What are the rules of Bluff and what counts as a winning move?
Each turn you must claim a specific rank (either ascending A, 2, 3... or a single rank set by the lead, depending on your table's rules) and place at least one card face-down for it. You win only by playing out your last card AND not being successfully challenged on that play — if your final play is a bluff and someone calls it correctly, you take the pile back and stay in the game.
What is the difference between Bluff, Cheat, and I Doubt It?
They are the same game under different regional names. "Cheat" is the British name, "I Doubt It" and "Bullshit" are American, and "Bluff" is the common name in India and Canada. The main rules difference between tables is how the target rank is chosen: the I Doubt It / Bullshit tradition uses a strict ascending sequence, while many Bluff and Cheat games let players claim a freely-chosen or matching rank.
How many players and cards do you need for Bluff?
Bluff works with 3 to 10 players using one standard 52-card deck. Two players is possible but weak because bluffing has little cover, and 4 to 8 is the sweet spot. For six or more players many groups shuffle in a second deck so each player gets a reasonable starting hand.
What happens when you call a bluff and you're wrong?
If you call "Bluff!" and the revealed cards actually match the rank that was announced, your challenge fails and you must pick up the entire discard pile into your hand. That is why you should only challenge when the odds are in your favour — a wrong accusation can be just as costly as being caught in a lie yourself.
Can you really lie in Bluff, and how do you not get caught?

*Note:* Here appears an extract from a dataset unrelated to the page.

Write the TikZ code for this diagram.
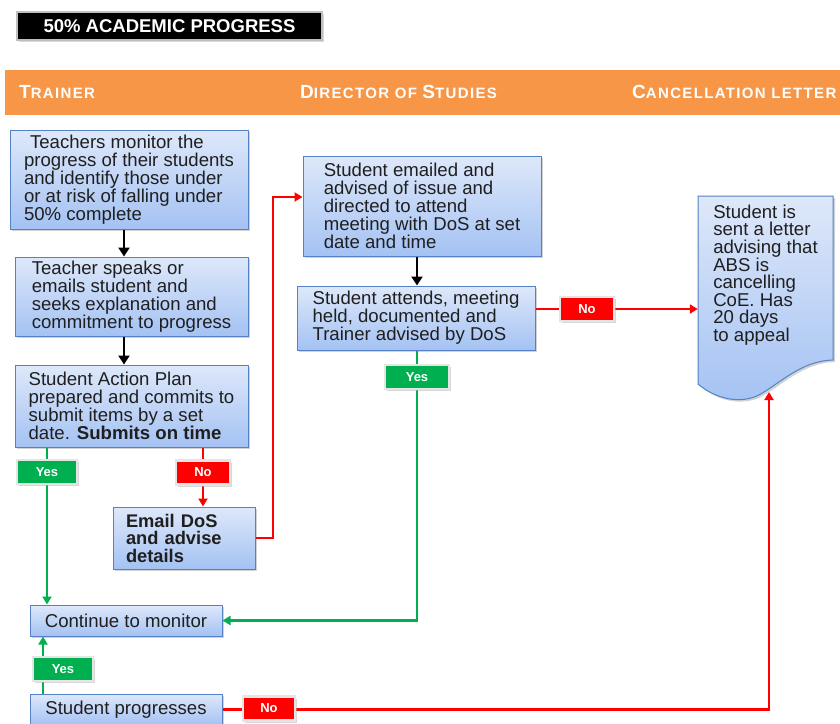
\documentclass[tikz,border=0pt]{standalone}
\usepackage{fontspec}
\setmainfont{Liberation Sans}
\usetikzlibrary{shadows,arrows.meta}

\definecolor{hdr}{RGB}{247,150,70}
\definecolor{boxtop}{RGB}{222,232,250}
\definecolor{boxbot}{RGB}{164,194,243}
\definecolor{boxline}{RGB}{84,130,196}
\definecolor{yesgreen}{RGB}{0,176,80}
\definecolor{nored}{RGB}{255,0,0}

% small-caps style heading: large initial, smaller rest
\newcommand{\hdbig}[1]{{\fontsize{19}{20}\selectfont #1}}
\newcommand{\hdsmall}[1]{{\fontsize{15}{16}\selectfont #1}}

\tikzset{
  flowbox/.style={draw=boxline, line width=1pt, top color=boxtop, bottom color=boxbot,
    align=left, inner xsep=0pt, inner ysep=0pt, text=black!88,
    font=\fontsize{18.6}{18}\selectfont,
    drop shadow={shadow xshift=2pt, shadow yshift=-2pt, fill=black!35, opacity=.5}},
  lab/.style={minimum height=24pt, inner sep=0pt, text=white,
    font=\bfseries\fontsize{13}{14}\selectfont, draw=black!10, line width=2.5pt,
    drop shadow={shadow xshift=2pt, shadow yshift=-2pt, fill=black!30, opacity=.5}},
  yeslab/.style={lab, fill=yesgreen},
  nolab/.style={lab, fill=nored},
  blkarr/.style={line width=2.6pt, black, -{Triangle[length=9pt,width=11pt]}},
  grnarr/.style={line width=2.6pt, yesgreen, -{Triangle[length=8pt,width=9pt]}},
  redarr/.style={line width=2.6pt, nored, -{Triangle[length=8pt,width=9pt]}},
  headtxt/.style={anchor=west, text=white, font=\bfseries\addfontfeature{LetterSpace=9}, inner sep=0pt}
}

\begin{document}
\begin{tikzpicture}[x=1pt, y=-1pt]
\useasboundingbox (0,0) rectangle (840,723);
\clip (0,0) rectangle (840,723);
\fill[white] (0,0) rectangle (840,723);

% title
\node[fill=black, draw=black!25, line width=1.5pt, minimum width=305pt, minimum height=28pt,
      inner sep=0pt, text=white, font=\bfseries\fontsize{18.5}{20}\selectfont,
      drop shadow={shadow xshift=1.5pt, shadow yshift=-2pt, fill=black!25, opacity=.6}]
  (title) at (169.5,26) {50\% ACADEMIC PROGRESS};

% lane header band
\fill[hdr] (5,70) rectangle (845,115);
\node[headtxt] (hT) at (19,92) {\hdbig{T}\hdsmall{RAINER}};
\node[headtxt] (hD) at (300,92) {\hdbig{D}\hdsmall{IRECTOR OF }\hdbig{S}\hdsmall{TUDIES}};
\node[headtxt] (hC) at (632,92) {\hdbig{C}\hdsmall{ANCELLATION LETTER}};

% trainer lane
\node[flowbox, minimum width=238pt, minimum height=99pt] (b1) at (129,179.5)
  {\hspace{6pt}Teachers monitor the\\progress of their students\\and identify those under\\or at risk of falling under\\50\% complete};
\node[flowbox, minimum width=233pt, minimum height=79pt] (b2) at (131.5,296.5)
  {Teacher speaks or\\emails student and\\seeks explanation and\\commitment to progress};
\node[flowbox, minimum width=233pt, minimum height=82pt] (b3) at (131.5,406)
  {Student Action Plan\\prepared and commits to\\submit items by a set\\date. \textbf{Submits on time}};
\node[flowbox, minimum width=142pt, minimum height=62pt, text width=116pt,
      font=\bfseries\fontsize{18.3}{17.5}\selectfont] (email) at (184,538)
  {Email DoS\\and advise\\details};
\node[flowbox, minimum width=192pt, minimum height=31pt] (cont) at (126,620.5)
  {Continue to monitor};
\node[flowbox, minimum width=192pt, minimum height=31pt] (prog) at (126,709.5)
  {Student progresses};

% director of studies lane
\node[flowbox, minimum width=238pt, minimum height=100pt] (b4) at (422,206)
  {Student emailed and\\advised of issue and\\directed to attend\\meeting with DoS at set\\date and time};
\node[flowbox, minimum width=238pt, minimum height=64pt] (b5) at (416,318)
  {Student attends, meeting\\held, documented and\\Trainer advised by DoS};

% cancellation letter (document shape)
\shade[top color=boxtop, bottom color=boxbot, draw=boxline, line width=1pt,
       drop shadow={shadow xshift=2pt, shadow yshift=-2pt, fill=black!35, opacity=.5}]
  (698,196) -- (833,196) -- (833,360)
  .. controls (800,361) and (780,384) .. (757,396)
  .. controls (735,405) and (712,396) .. (698,384) -- cycle;
\node[align=left, inner sep=0pt, minimum width=135pt, minimum height=166pt, text=black!88,
      font=\fontsize{18.6}{17.6}\selectfont] (doc) at (765.5,275)
  {Student is\\sent a letter\\advising that\\ABS is\\cancelling\\CoE. Has\\20 days\\to appeal};
\coordinate (docbase) at (769,392);

% connectors
\draw[blkarr] (b1.south -| 124,0) -- (b2.north -| 124,0);
\draw[blkarr] (b2.south -| 124,0) -- (b3.north -| 124,0);
\draw[blkarr] (b4.south -| 417,0) -- (b5.north -| 417,0);
\draw[grnarr] (b3.south -| 47,0) -- (cont.north -| 47,0);
\draw[redarr] (b3.south -| 203,0) -- (email.north -| 203,0);
\draw[redarr] (email.east) -| (273,197) -- (b4.west |- 273,197);
\draw[redarr] (b5.east |- 0,309) -- (doc.west |- 0,309);
\draw[grnarr] (b5.south -| 417,0) |- (cont.east);
\draw[grnarr] (prog.north -| 43,0) -- (cont.south -| 43,0);
\draw[redarr] (prog.east) -| (docbase);

% decision labels
\node[yeslab, minimum width=60pt] (y1) at (47,472) {Yes};
\node[nolab, minimum width=54pt] (n1) at (203,472.5) {No};
\node[yeslab, minimum width=64pt] (y2) at (417,377) {Yes};
\node[nolab, minimum width=54pt] (n2) at (587,309) {No};
\node[yeslab, minimum width=60pt] (y3) at (63,669) {Yes};
\node[nolab, minimum width=52pt] (n3) at (269,708.5) {No};
\end{tikzpicture}
\end{document}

Yes — lying is the whole point, since cards are played face-down and only revealed on a challenge. To avoid getting caught, bluff sparingly and at low-suspicion moments, keep your reactions and timing consistent whether you're honest or lying, and track which ranks have already been claimed so your lie doesn't claim cards that can't exist. The best players blend truthful plays and bluffs so seamlessly that opponents never know when to risk a call.